FDA says recalled heparin contained contaminant

ByABC News
March 5, 2008, 11:08 PM

— -- In a finding eerily similar to the contamination of pet food last year, the Food and Drug Administration said Wednesday that a counterfeit chemical has been detected in recalled supplies of the blood thinner heparin.

Nineteen people have died since Jan. 1, 2007, from allergic reactions that appear to be associated with contaminated heparin, says Janet Woodcock, acting director of the FDA's Center for Drug Evaluation and Research. The death toll had been four.

Last year, thousands of pets fell ill after eating food made with adulterated wheat flour from China. The flour contained two industrial chemicals, melamine and cyanuric acid, added to make it appear to be the more expensive wheat gluten.

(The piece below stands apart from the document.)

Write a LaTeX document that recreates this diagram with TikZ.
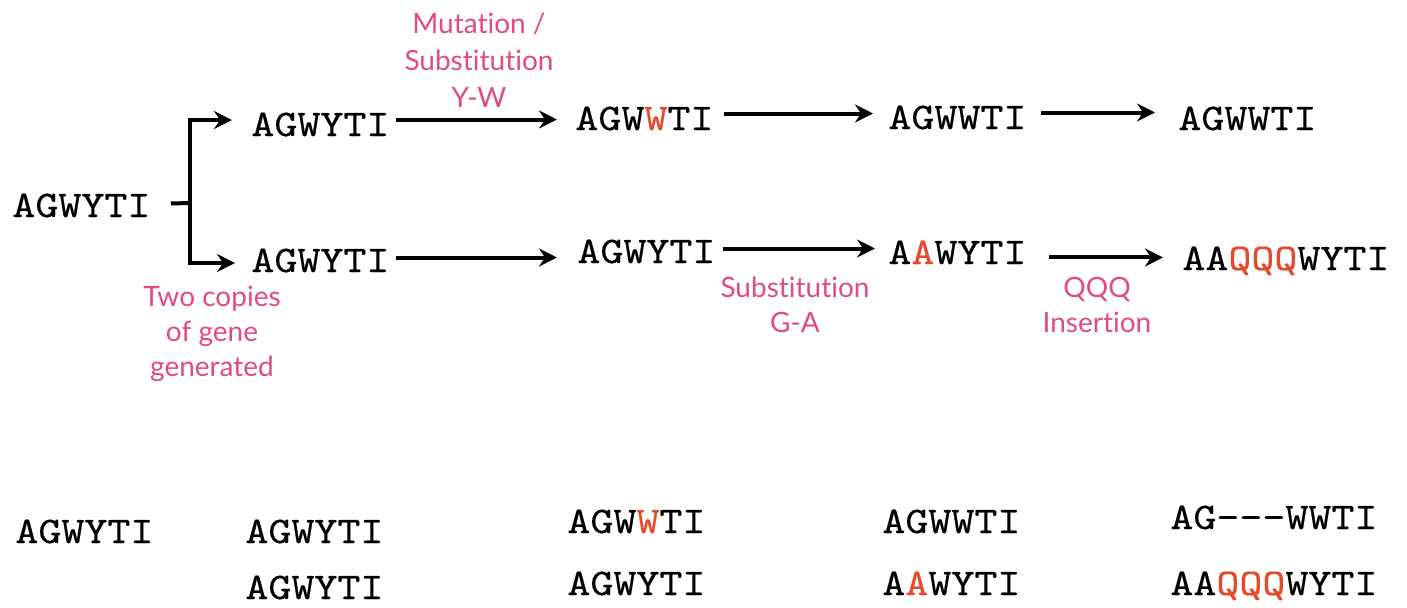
\documentclass[tikz,border=0pt]{standalone}
\usepackage{fontspec}
\newfontfamily\seqfont{lmmono10-regular.otf}[FakeStretch=1.165,FakeBold=0.5]
\newfontfamily\lab{Lato}[Ligatures=NoCommon]
\usetikzlibrary{arrows.meta}
\definecolor{lblpink}{HTML}{E04A86}
\definecolor{mutred}{HTML}{E64A2D}
\newcommand{\mt}[1]{\textcolor{mutred}{#1}}
\begin{document}
\begin{tikzpicture}[x=0.5pt,y=-0.5pt,
  seq/.style={inner sep=0pt, anchor=base west, font=\fontsize{18.8}{20}\seqfont},
  lbl/.style={inner sep=0pt, align=center, text=lblpink, font=\fontsize{14}{17.5}\lab},
  arr/.style={line width=2pt, -{Stealth[length=9pt,width=9pt,inset=3pt]}},
  br/.style={line width=2pt}]
\useasboundingbox (0,0) rectangle (1407,607);

% upper scheme
\node[seq] (s0) at (12,217) {AGWYTI};
\node[seq] (t1) at (251,136) {AGWYTI};
\node[seq] (t2) at (575,130) {AGW\mt{W}TI};
\node[seq] (t3) at (888,129) {AGWWTI};
\node[seq] (t4) at (1178,130) {AGWWTI};
\node[seq] (b1) at (251,272) {AGWYTI};
\node[seq] (b2) at (577,263) {AGWYTI};
\node[seq] (b3) at (888,264) {A\mt{A}WYTI};
\node[seq] (b4) at (1182,270) {AA\mt{QQQ}WYTI};

\coordinate (jt) at (190,120);
\coordinate (jm) at (190,203);
\coordinate (jb) at (190,263);

\draw[br] ([shift={(20,-2)}]s0.east) -- (jm);
\draw[arr, line cap=rect, shorten >=9.5pt] (jb) -- (jt) -- (jt -| t1.west);
\draw[arr, line cap=rect, shorten >=8pt] (jb) -- (jb -| b1.west);

\draw[arr, shorten >=9pt]   ([shift={(6,-5)}]t1.east) coordinate (a1) -- (a1 -| t2.west);
\draw[arr, shorten >=7.5pt] ([shift={(10,-5)}]t2.east) coordinate (a2) -- (a2 -| t3.west);
\draw[arr, shorten >=11.5pt]([shift={(14,-5)}]t3.east) coordinate (a3) -- (a3 -| t4.west);
\draw[arr, shorten >=10pt]  ([shift={(6,-3)}]b1.east) coordinate (a4) -- (a4 -| b2.west);
\draw[arr, shorten >=6.5pt] ([shift={(7,-3)}]b2.east) coordinate (a5) -- (a5 -| b3.west);
\draw[arr, shorten >=9.5pt] ([shift={(22,5)}]b3.east) coordinate (a6) -- (a6 -| b4.west);

\node[lbl, font=\fontsize{14}{18.5}\lab] (l1) at (479,60) {Mutation /\\Substitution\\Y-W};
\node[lbl] (l2) at (212,334) {Two copies\\of gene\\generated};
\node[lbl] (l3) at (795,305) {Substitution\\G-A};
\node[lbl] (l4) at (1097,305) {QQQ\\Insertion};

% alignment
\node[seq] (c0) at (15,543) {AGWYTI};
\node[seq] (c1a) at (245,543) {AGWYTI};
\node[seq] (c1b) at (245,599) {AGWYTI};
\node[seq] (c2a) at (567,533) {AGW\mt{W}TI};
\node[seq] (c2b) at (567,595) {AGWYTI};
\node[seq] (c3a) at (882,533) {AGWWTI};
\node[seq] (c3b) at (882,595) {A\mt{A}WYTI};
\node[seq] (c4a) at (1170,529) {AG-{}-{}-WWTI};
\node[seq] (c4b) at (1170,595) {AA\mt{QQQ}WYTI};
\end{tikzpicture}
\end{document}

Baxter, which supplied half of the heparin used in U.S. clinical settings, first recalled some of its heparin products on Jan. 17. The company expanded the recall on Feb. 27 to include all of its multidose, single-dose and Hep-Lock products, used to flush intravenous lines to ensure that they aren't blocked by blood clots.

Heparin is commonly used in many medical and surgical procedures. Initial analyses could find nothing wrong with the recalled product, says Woodcock.

"It reacts like heparin in some of the conventional tests used for heparin, which is why conventional acceptance tests of this ingredient might not detect this contaminant," she said.

But sophisticated tests by Baxter and the FDA, including nuclear magnetic resonance spectroscopy and capillary electrophoresis, showed slight differences. The counterfeit chemical is very like heparin in its molecular makeup and is also from an organic source, says Baxter's Peter Arduini. The raw ingredient in heparin comes from the lining of pig intestines.